Difficile d’écrire sur le Japon, délicat d’écrire le Japon. Pour un occidental surtout ! Nicolas Bouvier y parvient comme nul autre n’aurait su faire. Délicatesse et humilité imbibent les mots cachés de ce récit succulent. Un roman ne nous captiverait pas plus.
J’avoue que j’ai été choquée par le premier chapitre. Pourquoi consacrer un long chapitre à la restitution de l’histoire de ce pays, de cet univers énigmatique, en bon occidental, sur le tracé d’une ligne du temps chronologique et linéaire. En Asie on dit l’Histoire selon les règnes, les grands cycles qui se succèdent… Mais j’ai été gagnée par la candeur de Nicolas Bouvier, et sa grande humilité. Eh oui, il sait saisir le Temps japonais mais il n’en reste pas moins à sa place : un Suisse qui aime entendre la polyphonie du monde !
Au travers de sa plume nous rencontrons un pays, un peuple, une terre, un état d’esprit, un mode de vive, tous insaisissables ! L’écrivain voyageur ne fait que décrire de petites choses, très insignifiantes, mais toujours insérées dans un contexte global ingénu. Et à chaque nouvelle boucle Bouvier nous rapproche un peu plus avant du cœur de cette culture.

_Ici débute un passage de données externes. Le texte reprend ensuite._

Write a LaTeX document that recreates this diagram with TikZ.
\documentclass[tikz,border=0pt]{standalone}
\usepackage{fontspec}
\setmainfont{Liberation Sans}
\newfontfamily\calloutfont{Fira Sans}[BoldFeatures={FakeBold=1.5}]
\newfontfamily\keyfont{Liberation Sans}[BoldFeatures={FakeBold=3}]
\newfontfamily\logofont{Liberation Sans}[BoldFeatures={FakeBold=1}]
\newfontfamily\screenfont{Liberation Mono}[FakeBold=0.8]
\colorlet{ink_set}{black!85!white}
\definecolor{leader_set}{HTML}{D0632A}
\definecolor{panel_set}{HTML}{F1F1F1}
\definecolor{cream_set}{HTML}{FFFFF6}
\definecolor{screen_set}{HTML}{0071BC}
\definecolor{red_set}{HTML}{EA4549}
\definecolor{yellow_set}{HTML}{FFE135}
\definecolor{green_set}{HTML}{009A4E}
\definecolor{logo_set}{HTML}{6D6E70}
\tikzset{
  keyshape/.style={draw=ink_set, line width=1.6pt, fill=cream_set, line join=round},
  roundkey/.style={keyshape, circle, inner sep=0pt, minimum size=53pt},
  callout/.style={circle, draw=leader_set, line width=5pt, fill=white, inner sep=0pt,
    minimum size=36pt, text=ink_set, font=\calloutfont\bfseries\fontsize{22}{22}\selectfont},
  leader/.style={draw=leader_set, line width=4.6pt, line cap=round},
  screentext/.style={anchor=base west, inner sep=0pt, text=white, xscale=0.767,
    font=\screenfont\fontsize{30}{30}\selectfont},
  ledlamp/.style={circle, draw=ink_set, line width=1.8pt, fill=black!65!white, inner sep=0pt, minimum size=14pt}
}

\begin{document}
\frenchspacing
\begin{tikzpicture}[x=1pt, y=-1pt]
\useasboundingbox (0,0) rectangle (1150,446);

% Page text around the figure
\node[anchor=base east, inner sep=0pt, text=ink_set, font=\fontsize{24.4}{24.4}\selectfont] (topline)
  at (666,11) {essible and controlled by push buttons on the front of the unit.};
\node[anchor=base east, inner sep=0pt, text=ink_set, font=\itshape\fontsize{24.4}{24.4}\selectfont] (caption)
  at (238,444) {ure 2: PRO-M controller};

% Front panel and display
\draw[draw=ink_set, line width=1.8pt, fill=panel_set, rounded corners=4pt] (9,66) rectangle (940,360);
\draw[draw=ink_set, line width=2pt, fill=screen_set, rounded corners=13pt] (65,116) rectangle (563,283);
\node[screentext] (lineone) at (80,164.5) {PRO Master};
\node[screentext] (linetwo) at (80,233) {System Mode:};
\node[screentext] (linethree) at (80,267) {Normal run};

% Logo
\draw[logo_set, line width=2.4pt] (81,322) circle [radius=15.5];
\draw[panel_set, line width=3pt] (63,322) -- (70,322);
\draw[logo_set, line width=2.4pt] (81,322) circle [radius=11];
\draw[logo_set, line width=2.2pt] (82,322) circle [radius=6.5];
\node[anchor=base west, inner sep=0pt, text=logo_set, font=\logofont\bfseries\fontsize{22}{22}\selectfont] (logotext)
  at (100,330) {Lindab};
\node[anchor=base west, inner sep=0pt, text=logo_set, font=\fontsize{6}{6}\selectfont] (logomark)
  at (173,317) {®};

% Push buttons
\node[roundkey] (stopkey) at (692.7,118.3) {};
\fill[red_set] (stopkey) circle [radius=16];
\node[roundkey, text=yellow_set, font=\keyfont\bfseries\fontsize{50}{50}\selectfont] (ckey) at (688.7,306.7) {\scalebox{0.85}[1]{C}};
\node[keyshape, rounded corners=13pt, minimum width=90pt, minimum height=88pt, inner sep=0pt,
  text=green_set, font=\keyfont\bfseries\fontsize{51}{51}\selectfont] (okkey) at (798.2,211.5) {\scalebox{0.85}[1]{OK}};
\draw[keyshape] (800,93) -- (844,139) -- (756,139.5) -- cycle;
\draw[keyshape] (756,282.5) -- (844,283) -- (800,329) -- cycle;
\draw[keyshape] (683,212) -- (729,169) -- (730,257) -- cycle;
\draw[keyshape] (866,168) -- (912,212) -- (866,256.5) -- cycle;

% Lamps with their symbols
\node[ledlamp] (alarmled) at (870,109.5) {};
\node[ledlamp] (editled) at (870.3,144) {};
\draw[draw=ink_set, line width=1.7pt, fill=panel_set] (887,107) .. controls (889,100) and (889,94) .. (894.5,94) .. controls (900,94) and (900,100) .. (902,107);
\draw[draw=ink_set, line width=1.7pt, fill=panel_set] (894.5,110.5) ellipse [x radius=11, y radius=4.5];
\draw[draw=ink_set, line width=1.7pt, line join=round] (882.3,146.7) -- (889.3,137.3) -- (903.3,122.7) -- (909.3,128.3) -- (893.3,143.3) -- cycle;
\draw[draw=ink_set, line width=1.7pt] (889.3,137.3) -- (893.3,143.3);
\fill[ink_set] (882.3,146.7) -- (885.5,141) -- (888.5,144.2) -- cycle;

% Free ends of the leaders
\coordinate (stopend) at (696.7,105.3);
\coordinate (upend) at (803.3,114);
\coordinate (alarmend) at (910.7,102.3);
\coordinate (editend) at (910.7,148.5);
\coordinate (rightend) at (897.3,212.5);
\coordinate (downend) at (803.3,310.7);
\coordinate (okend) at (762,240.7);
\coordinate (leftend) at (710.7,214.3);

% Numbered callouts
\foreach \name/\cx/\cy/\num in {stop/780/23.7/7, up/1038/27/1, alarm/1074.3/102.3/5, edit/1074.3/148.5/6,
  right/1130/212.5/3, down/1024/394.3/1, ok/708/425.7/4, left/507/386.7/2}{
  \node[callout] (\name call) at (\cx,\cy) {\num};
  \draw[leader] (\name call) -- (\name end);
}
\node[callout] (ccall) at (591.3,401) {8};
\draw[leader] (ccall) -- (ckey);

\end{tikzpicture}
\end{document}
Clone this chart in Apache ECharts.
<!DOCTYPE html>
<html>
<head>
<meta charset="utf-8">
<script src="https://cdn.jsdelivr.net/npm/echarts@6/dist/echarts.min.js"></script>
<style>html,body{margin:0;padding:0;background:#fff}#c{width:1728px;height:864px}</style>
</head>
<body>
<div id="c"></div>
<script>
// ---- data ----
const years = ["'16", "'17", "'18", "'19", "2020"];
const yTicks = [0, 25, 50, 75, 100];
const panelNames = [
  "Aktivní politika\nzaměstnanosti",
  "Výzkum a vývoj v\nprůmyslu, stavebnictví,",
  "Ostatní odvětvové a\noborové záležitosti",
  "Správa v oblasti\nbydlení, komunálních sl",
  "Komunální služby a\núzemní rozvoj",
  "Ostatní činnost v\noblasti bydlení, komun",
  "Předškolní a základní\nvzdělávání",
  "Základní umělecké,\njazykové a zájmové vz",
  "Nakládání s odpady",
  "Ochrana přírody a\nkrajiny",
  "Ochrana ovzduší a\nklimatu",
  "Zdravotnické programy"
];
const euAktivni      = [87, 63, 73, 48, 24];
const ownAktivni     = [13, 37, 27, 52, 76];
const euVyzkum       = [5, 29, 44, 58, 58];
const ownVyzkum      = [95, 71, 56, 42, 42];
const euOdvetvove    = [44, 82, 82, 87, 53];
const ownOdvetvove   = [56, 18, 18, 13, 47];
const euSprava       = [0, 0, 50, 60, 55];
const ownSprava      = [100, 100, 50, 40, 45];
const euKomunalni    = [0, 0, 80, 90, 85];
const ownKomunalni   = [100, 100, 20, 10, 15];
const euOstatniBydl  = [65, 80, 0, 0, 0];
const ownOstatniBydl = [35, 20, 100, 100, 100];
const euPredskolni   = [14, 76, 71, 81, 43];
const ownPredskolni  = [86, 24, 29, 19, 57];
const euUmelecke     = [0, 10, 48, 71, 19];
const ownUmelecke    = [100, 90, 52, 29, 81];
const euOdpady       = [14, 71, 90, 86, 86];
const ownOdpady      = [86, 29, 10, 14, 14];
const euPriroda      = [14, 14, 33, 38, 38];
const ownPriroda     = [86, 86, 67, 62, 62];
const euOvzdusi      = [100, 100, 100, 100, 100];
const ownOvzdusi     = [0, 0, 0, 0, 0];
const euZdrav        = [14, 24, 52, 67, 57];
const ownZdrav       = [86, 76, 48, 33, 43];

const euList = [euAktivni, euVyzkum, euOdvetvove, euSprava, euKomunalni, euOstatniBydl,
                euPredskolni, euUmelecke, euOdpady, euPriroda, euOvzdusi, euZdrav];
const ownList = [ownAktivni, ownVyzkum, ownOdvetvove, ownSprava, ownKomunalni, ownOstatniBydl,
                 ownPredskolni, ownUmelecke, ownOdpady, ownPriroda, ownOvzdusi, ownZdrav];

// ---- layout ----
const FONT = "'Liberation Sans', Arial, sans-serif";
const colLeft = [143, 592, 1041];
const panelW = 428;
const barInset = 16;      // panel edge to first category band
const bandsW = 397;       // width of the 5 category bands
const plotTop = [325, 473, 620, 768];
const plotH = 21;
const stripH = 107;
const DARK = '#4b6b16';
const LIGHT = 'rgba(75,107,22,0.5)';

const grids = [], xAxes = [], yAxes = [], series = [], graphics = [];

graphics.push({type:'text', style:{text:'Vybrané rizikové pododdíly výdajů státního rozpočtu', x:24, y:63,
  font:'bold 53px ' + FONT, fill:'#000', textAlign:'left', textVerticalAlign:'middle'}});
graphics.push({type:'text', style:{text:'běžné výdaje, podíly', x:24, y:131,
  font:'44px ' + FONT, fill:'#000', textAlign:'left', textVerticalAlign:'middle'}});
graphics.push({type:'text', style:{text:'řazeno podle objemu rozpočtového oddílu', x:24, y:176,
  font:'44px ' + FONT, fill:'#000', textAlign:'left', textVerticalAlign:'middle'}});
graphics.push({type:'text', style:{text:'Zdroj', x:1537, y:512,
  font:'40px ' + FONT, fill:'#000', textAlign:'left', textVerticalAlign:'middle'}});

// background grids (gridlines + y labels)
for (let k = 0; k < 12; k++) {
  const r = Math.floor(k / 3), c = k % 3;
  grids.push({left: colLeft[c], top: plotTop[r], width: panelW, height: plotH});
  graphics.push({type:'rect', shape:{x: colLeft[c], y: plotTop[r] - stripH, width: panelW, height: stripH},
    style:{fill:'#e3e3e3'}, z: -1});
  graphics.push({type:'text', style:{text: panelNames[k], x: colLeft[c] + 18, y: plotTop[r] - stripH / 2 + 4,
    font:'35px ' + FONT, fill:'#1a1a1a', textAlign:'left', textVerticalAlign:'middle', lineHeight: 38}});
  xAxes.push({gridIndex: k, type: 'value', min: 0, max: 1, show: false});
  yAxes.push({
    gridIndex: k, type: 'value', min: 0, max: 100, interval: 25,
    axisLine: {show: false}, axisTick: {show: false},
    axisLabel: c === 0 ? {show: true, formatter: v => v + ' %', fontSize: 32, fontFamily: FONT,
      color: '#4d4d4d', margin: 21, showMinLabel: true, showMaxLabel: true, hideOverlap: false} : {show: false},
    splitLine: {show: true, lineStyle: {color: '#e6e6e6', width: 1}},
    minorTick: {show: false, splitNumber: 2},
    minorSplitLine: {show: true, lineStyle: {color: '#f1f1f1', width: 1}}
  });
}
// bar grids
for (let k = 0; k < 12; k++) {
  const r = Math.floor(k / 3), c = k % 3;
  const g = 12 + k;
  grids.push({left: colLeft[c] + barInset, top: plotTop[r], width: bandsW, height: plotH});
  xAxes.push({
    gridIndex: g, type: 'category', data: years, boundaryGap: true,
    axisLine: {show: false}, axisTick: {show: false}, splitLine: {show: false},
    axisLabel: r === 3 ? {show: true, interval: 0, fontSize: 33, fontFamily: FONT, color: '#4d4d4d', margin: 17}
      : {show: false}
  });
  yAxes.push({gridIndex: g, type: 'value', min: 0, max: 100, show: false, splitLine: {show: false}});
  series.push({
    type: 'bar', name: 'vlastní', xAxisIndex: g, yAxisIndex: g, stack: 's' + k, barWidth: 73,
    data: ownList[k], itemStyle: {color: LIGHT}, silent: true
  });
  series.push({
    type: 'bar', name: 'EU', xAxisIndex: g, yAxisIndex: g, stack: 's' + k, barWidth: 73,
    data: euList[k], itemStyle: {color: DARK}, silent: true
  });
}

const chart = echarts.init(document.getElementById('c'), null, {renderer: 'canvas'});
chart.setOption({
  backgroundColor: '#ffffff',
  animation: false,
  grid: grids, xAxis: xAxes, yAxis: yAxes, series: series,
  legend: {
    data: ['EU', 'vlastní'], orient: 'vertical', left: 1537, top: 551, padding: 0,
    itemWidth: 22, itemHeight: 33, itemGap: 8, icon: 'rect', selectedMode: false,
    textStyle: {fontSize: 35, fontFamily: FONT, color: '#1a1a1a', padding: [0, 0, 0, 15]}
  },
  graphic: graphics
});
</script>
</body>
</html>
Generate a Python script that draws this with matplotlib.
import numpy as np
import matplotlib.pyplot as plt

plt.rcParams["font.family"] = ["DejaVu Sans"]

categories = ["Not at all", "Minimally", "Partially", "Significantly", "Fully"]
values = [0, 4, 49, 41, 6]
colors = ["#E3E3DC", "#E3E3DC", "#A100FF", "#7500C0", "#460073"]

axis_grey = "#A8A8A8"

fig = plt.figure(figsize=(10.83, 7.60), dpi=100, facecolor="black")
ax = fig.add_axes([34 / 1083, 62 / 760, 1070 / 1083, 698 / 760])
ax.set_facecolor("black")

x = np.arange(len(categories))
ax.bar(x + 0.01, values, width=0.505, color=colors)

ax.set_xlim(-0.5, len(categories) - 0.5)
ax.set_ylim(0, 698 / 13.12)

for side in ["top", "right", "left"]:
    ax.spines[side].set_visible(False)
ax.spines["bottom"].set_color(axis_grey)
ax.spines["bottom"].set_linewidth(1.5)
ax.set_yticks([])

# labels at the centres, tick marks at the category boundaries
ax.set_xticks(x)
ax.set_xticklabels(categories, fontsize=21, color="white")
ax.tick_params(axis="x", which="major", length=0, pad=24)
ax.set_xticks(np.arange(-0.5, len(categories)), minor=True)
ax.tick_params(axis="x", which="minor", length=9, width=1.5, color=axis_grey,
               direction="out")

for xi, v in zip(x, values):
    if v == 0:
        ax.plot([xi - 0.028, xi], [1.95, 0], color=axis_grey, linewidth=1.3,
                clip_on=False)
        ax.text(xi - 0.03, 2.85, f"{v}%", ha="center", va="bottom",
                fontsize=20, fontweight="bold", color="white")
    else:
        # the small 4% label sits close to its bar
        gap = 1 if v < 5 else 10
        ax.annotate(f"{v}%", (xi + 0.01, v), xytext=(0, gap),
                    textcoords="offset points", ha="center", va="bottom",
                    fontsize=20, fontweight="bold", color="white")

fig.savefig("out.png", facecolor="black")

Je vous laisse savourer un bref extrait – le livre regorge de tels passages magiques :
« Quand le moine-poète Basho est arrivé ici il y a trois cents ans et qu’il a vu cette baie alors sauvage, ces douzaines d’îles chevelues sur le miroir de la mer avec peut-être un peu de brume pour adoucir ce que cet horizon marin aurait eu d’intolérablement grand, il y a été si saisi que son poème de l’étape s’est réduit à :
« Matsushima yah !
Matsuskima yah !
Matsushima yak !
Cela se chante un peu sur un demi-ton d’écart et sans doute ne pouvait-on dire mieux : il y a des cas où la répétition s’impose, et l’Asiatique le comprend mieux que nous. Ce cri, l’écho d’un cri, puis l’écho d’un écho qui s’abolit lui-même, et l’on ne sait si c’est l’homme ou le paysage qui a disparu. Et c’est très beau cette leçon d’impermanence que ce pèlerin murmure pour lui-même sur un front de mer (…). »
Oui, tout ce que véhicule la plume de Nicolas Bouvier est très beau aussi. Son écrit est un cri imperceptible, l’écho de ce cri et l’ensemble mélodieux qui nous parvient de sa composition pleine de sensibilité.
Mais au travers des anecdotes, des commentaires et même de poèmes et haïkus qu’il nous transmet il nous en dit long sur la société japonaise : sa part d’ombre et sa part de lumière.
Chronique japonaise
Nicolas Bouvier
éd. Payot & Rivages, 1989
Si vous avez aimé ce livre je vous recommande aussi « Sarinagara » de Philippe Forest.